The Clean Development Mechanism will change its character in the years to come. From being a mechanism which mainly finances the development of renewable energy projects in China, India, Brazil and other countries with advanced economic development, the post-2012 CDM will most likely comprise other types of projects being located in least developed countries, the so called LDCs. In addition we will expect the post 2012 CDM projects to be smaller in terms of emission reductions per project.
Smaller projects in least developed countries:
Let me first explain what types of projects that I am thinking of. It is waste management projects which reduce methane emissions; it is projects providing poor households with clean energy (solar, biogas, etc) and clean water (water purification instead of having to cook water prior to use). These projects currently face transactions costs which make it difficult for them to compete with other type of CDM projects. The monitoring of a renewable energy project resulting in yearly emission reductions of 100 000 tonnes CO2 is straightforward and requires only monitoring the amount of the electricity generated. This is in contrast to a small waste management project with annual emission reductions of 10-20 000 tonne CO2 equivalents where the operator will have to measure the biogas flows, the methane content in biogas and the efficiency of the flare destroying the methane. As these were not enough obstacles, the project will also have to demonstrate that it can not utilise the biogas to generate electricity which could make the project financially attractive.

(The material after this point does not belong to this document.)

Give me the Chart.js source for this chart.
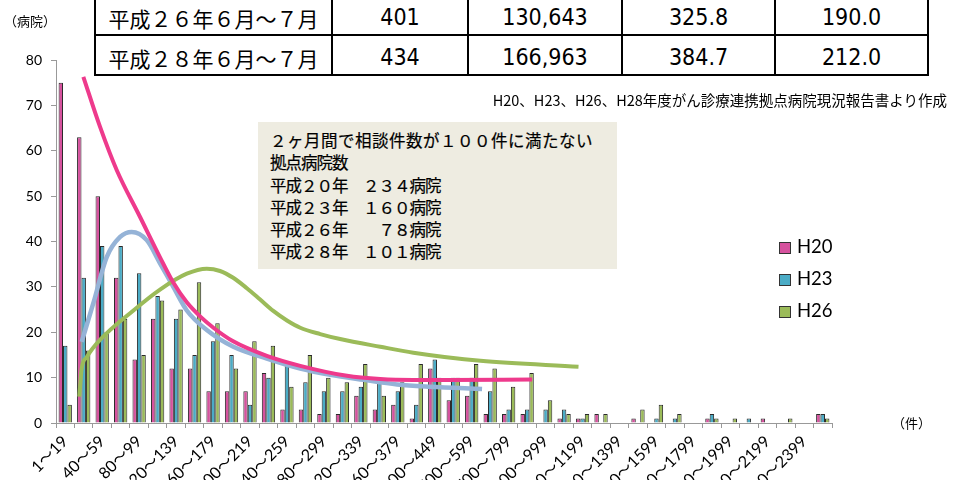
<!DOCTYPE html>
<html lang="ja">
<head>
<meta charset="utf-8">
<script src="https://cdn.jsdelivr.net/npm/chart.js@4/dist/chart.umd.min.js"></script>
<style>
  html, body { margin:0; padding:0; background:#fff; }
  #wrap { position:relative; width:962px; height:480px; overflow:hidden; background:#fff; }
  canvas { position:absolute; left:0; top:0; }
  #c { z-index:0; }
  #c2 { z-index:1; }
  .ov { position:absolute; z-index:2; color:#000; white-space:pre; }
  #tbl { position:absolute; z-index:3; left:94px; top:-6px; border-collapse:collapse; table-layout:fixed; background:#fff; }
  #tbl td { border:2px solid #000; padding:0; text-align:center; vertical-align:middle; }
  #tbl td.p { font-family:"Noto Sans CJK JP", sans-serif; font-size:21px; font-feature-settings:"fwid"; padding-top:5px; }
  #tbl td.n { font-family:"Liberation Sans Narrow", "DejaVu Sans Condensed", sans-serif; font-stretch:condensed; font-size:23px; padding-top:4px; }
  #box { position:absolute; z-index:2; left:258px; top:122px; width:347px; height:140px; padding:7px 0 0 12px; background:#EEECE1;
         font-family:"Noto Sans CJK JP", sans-serif; font-size:16.5px; line-height:22.3px; font-feature-settings:"fwid";
         -webkit-text-stroke:0.2px #000; }
  #box div { white-space:pre; letter-spacing:-1px; }
  #box div.first { letter-spacing:0.5px; }
  #legend { position:absolute; z-index:2; left:779px; top:236px; font-family:Lato, sans-serif; font-size:18.5px; }
  #legend .it { position:relative; height:32px; }
  #legend .sw { position:absolute; left:0; top:6px; width:10px; height:10px; border:1px solid #333; }
  #legend .tx { position:absolute; left:18px; top:-1px; }
</style>
</head>
<body>
<div id="wrap">
  <canvas id="c" width="962" height="480"></canvas>
  <canvas id="c2" width="962" height="480"></canvas>
  <table id="tbl"><colgroup><col style="width:237px"><col style="width:136px"><col style="width:154px"><col style="width:153px"><col style="width:153px"></colgroup><tbody id="tb"></tbody></table>
  <div class="ov" id="note" style="right:15px;top:89px;font-family:'Noto Sans CJK JP',sans-serif;font-size:14.5px;">H20、H23、H26、H28年度がん診療連携拠点病院現況報告書より作成</div>
  <div class="ov" style="left:4px;top:11px;font-family:'Noto Sans CJK JP',sans-serif;font-size:13px;">（病院）</div>
  <div class="ov" style="left:892px;top:413px;font-family:'Noto Sans CJK JP',sans-serif;font-size:13px;">（件）</div>
  <div id="box"></div>
  <div id="legend"></div>
</div>
<script>
// ---- data ----
const categories = ["1～19","20～39","40～59","60～79","80～99","100～119","120～139","140～159","160～179","180～199",
  "200～219","220～239","240～259","260～279","280～299","300～319","320～339","340～359","360～379","380～399",
  "400～449","450～499","500～599","600～699","700～799","800～899","900～999","1000～1099","1100～1199","1200～1299",
  "1300～1399","1400～1499","1500～1599","1600～1699","1700～1799","1800～1899","1900～1999","2000～2099","2100～2199","2200～2299",
  "2300～2399","2400～"];
const seriesNames = ["H20", "H23", "H26"];
const h20 = [75,63,50,32,14,23,12,12,7,7, 7,11,3,3,2,2,6,3,4,1, 12,5,6,2,2,2,0,1,1,2, 0,1,0,0,0,1,0,0,1,0, 0,2];
const h23 = [17,32,39,39,33,28,23,15,18,15, 4,10,13,9,7,7,8,9,7,4, 14,10,10,7,3,3,3,3,1,0, 0,0,1,1,0,2,0,1,0,0, 0,2];
const h26 = [4,16,20,23,15,27,25,31,22,12, 18,17,8,15,10,9,13,6,9,13, 10,10,13,12,8,11,5,2,2,2, 0,3,4,2,0,1,1,0,0,1, 0,1];
const yTicks = [0,10,20,30,40,50,60,70,80];

// hand-drawn trend curves (position in category units, value)
const h20CurveX = [0.98,1.88,2.79,4.05,5.13,5.84,6.58,7.30,8.02,9.09,10.91,12.72,15.25,17.05,18.84,20.66,25.27];
const h20CurveY = [76.3,65.3,55.7,45.4,36.5,31.0,26.6,23.5,21.0,18.0,14.8,12.6,10.4,9.7,9.5,9.5,9.6];
const h23CurveX = [0.89,1.52,2.25,2.97,3.60,4.41,5.13,5.85,6.58,7.66,9.10,10.91,12.72,14.34,16.15,17.96,19.76,22.56];
const h23CurveY = [17.9,26.4,36.6,41.0,42.1,40.3,35.2,30.0,24.8,20.5,16.8,14.2,12.0,10.6,9.5,8.5,8.0,7.5];
const h26CurveX = [0.76,0.89,1.16,1.88,3.69,5.13,6.58,7.66,8.38,9.09,9.83,10.55,11.26,12.00,12.72,13.80,14.88,17.05,18.84,22.47,27.78];
const h26CurveY = [5.8,12.0,14.5,18.3,24.8,29.4,32.9,34.0,33.5,32.0,29.7,27.2,24.7,22.6,21.0,19.6,18.5,16.8,15.5,13.7,12.4];

// table & annotation text
const tablePeriods = ["平成26年6月～7月", "平成28年6月～7月"];
const tableHospitals = ["401", "434"];
const tableConsults = ["130,643", "166,963"];
const tableMean = ["325.8", "384.7"];
const tableMedian = ["190.0", "212.0"];
const boxLines = ["2ヶ月間で相談件数が100件に満たない", "拠点病院数", "平成20年　234病院", "平成23年　160病院", "平成26年　　78病院", "平成28年　101病院"];

// ---- styles ----
const barColors = ["#D6529E", "#4BACC6", "#9BBB59"];
const curveColors = ["#EE3A8C", "#95B3D7", "#9BBB59"];

// ---- overlays ----
const tb = document.getElementById('tb');
tablePeriods.forEach((p, i) => {
  const tr = document.createElement('tr');
  tr.style.height = '40px';
  [[p,'p'],[tableHospitals[i],'n'],[tableConsults[i],'n'],[tableMean[i],'n'],[tableMedian[i],'n']].forEach(([t,c]) => {
    const td = document.createElement('td'); td.className = c; td.textContent = t; tr.appendChild(td);
  });
  tb.appendChild(tr);
});
const box = document.getElementById('box');
boxLines.forEach((t, i) => {
  const d = document.createElement('div'); if (i === 0) d.className = 'first'; d.textContent = t; box.appendChild(d);
});
const lg = document.getElementById('legend');
seriesNames.forEach((n, i) => {
  const it = document.createElement('div'); it.className = 'it';
  it.innerHTML = '<div class="sw" style="background:' + barColors[i] + '"></div><div class="tx">' + n + '</div>';
  lg.appendChild(it);
});

// ---- bar chart ----
const bar = (i, vals) => ({
  label: seriesNames[i],
  data: vals.map(v => v === 0 ? null : v),
  backgroundColor: barColors[i], borderColor: '#2a2a2a', borderWidth: 1,
  categoryPercentage: 0.72, barPercentage: 1.0
});

new Chart(document.getElementById('c'), {
  type: 'bar',
  data: { labels: categories, datasets: [bar(0, h20), bar(1, h23), bar(2, h26)] },
  options: {
    responsive: false,
    animation: false,
    devicePixelRatio: 1,
    layout: { padding: { left: 0, right: 130, top: 60, bottom: 0 } },
    plugins: { legend: { display: false }, tooltip: { enabled: false } },
    scales: {
      x: {
        type: 'category', offset: true,
        grid: { display: true, drawOnChartArea: false, offset: true, tickLength: 5, color: '#999' },
        border: { display: true, color: '#999' },
        ticks: {
          autoSkip: false, minRotation: 45, maxRotation: 45, color: '#000', padding: 4,
          font: { family: "Lato, 'Noto Sans CJK JP', sans-serif", size: 16 },
          callback: (v, i) => (i % 2 === 0 ? categories[i] : '')
        },
        afterFit: (s) => { s.height = 57; }
      },
      y: {
        min: 0, max: 80,
        afterBuildTicks: (s) => { s.ticks = yTicks.map(v => ({ value: v })); },
        grid: { display: true, drawOnChartArea: false, tickLength: 5, color: '#999' },
        border: { display: true, color: '#999' },
        ticks: { color: '#000', padding: 9, font: { family: "Lato, sans-serif", size: 14 } },
        afterFit: (s) => { s.width = 56; }
      }
    }
  }
});

// ---- trend curves (same plot area, continuous x in category units) ----
const pts = (xs, ys) => xs.map((x, i) => ({ x: x, y: ys[i] }));
const curve = (lbl, xs, ys, col, w) => ({
  label: lbl, data: pts(xs, ys),
  borderColor: col, backgroundColor: col, borderWidth: w, pointRadius: 0, fill: false,
  cubicInterpolationMode: 'monotone'
});
new Chart(document.getElementById('c2'), {
  type: 'line',
  data: {
    datasets: [
      curve('H20曲線', h20CurveX, h20CurveY, curveColors[0], 4),
      curve('H26曲線', h26CurveX, h26CurveY, curveColors[2], 4),
      curve('H23曲線', h23CurveX, h23CurveY, curveColors[1], 4.5)
    ]
  },
  options: {
    responsive: false,
    animation: false,
    devicePixelRatio: 1,
    layout: { padding: { left: 56, right: 130, top: 60, bottom: 57 } },
    plugins: { legend: { display: false }, tooltip: { enabled: false } },
    scales: {
      x: { type: 'linear', display: false, offset: false, min: -0.5, max: categories.length - 0.5 },
      y: { type: 'linear', display: false, min: 0, max: 80 }
    }
  }
});
</script>
</body>
</html>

The obvious way to reduce the transaction costs for such projects is to simplify the requirements for monitoring and to standardize the approach for determining the projects emission reductions.
The obvious way to reduce the transaction costs for such projects is to simplify the requirements for monitoring and to standardize the approach for determining the projects emission reductions. It should be possible to determine a project’s emission reductions by applying standard default emission factors without having to monitor the project’s emission reductions in the most accurate way. Choosing defaults in a conservative way could compensate for less accuracy and thus compensates for the possibility that reduced accuracy could result in credits being issued for emission reductions which are not real. Moreover, there is a need for positive lists of technologies which are considered additional in specified countries and thus do not require demonstration of additionality for each individual project. For household projects, the concept of suppressed demand needs to be introduced to allow such projects to not only to claim the reduction in historic CO2 emissions, but also the CO2 emissions these households would have in case they would have improved living conditions.
Standardization, positive lists and the introduction of the concept of suppressed demand has obviously also some drawbacks. Standardization and the suppressed demand concept could in some cases result in a project’s emission reductions being overestimated. Positive lists could potentially lead to accepting projects as CDM projects even though these projects would have been implemented anyway and which would have been rejected in case a project specific assessment was carried out.
However, in my opinion, these drawbacks are acceptable for the sake of having created a framework for more effectively introducing low carbon technologies through utilising the CDM projects in least developed countries by reduced transaction costs and thus provides an incentive for many more projects to be implemented than today’s framework.